The movie, The Fordes of Ballinascarty – Freedom From Famine, was made by the local Foróige group, with the help of actors from the Kilmeen Drama Group.

In those days the family had an ‘e’ in their name, and Ballinscarthy had no ‘h’!

The film will be premiered on Saturday 15th October at 8pm in Ballinascarthy Hall with special guest, West Cork director Maurice O’Callaghan.  

Film maker Tim McCoy allowed the Forógie teenagers to use the cameras, do lighting, sound and recording. 

The project, set in Ballinascarthy in 1847, depicts the gripping agony of the famine, when the Forde family decide to emigrate to America to find a better life. 

 The film’s journey takes us from West Cork to Cobh and encompasses the sadness of leaving home.  

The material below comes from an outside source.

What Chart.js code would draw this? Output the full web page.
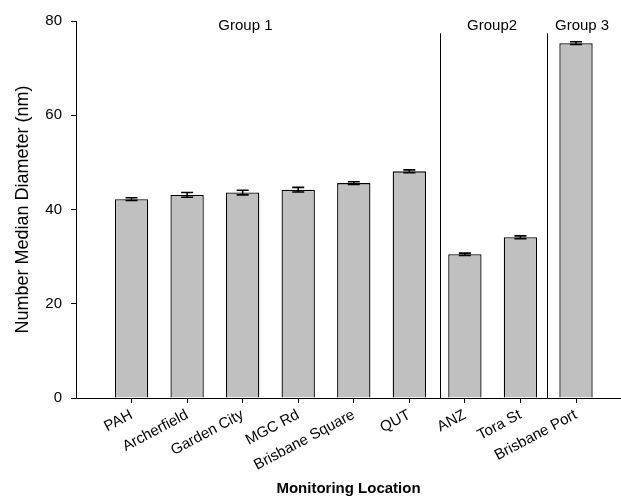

Henry Forde’s father, William, left Ballinascarthy when he was 21 years old, in 1847.  Little did people know, then, that he was to later become the father of America’s greatest industrialist.

 The movie reveals information about the Forde family, much of it previously
undocumented. It took 18 months to make and gives a brilliant insight into the powerfully piognant scenes of distress on board the coffin ships to America.  

Just 45 minutes long, this drama documentary is suitable for all ages, and the aim is to tour it around local West Cork schools.

The movie was made under the guidance of Foróige club leaders Kate Crowley and Betty Hennessy. ‘It certainly gave the teenage characters the opportunity of a lifetime to develop the history of the Forde family in a wonderfully captivating and compelling way,’ said Kate.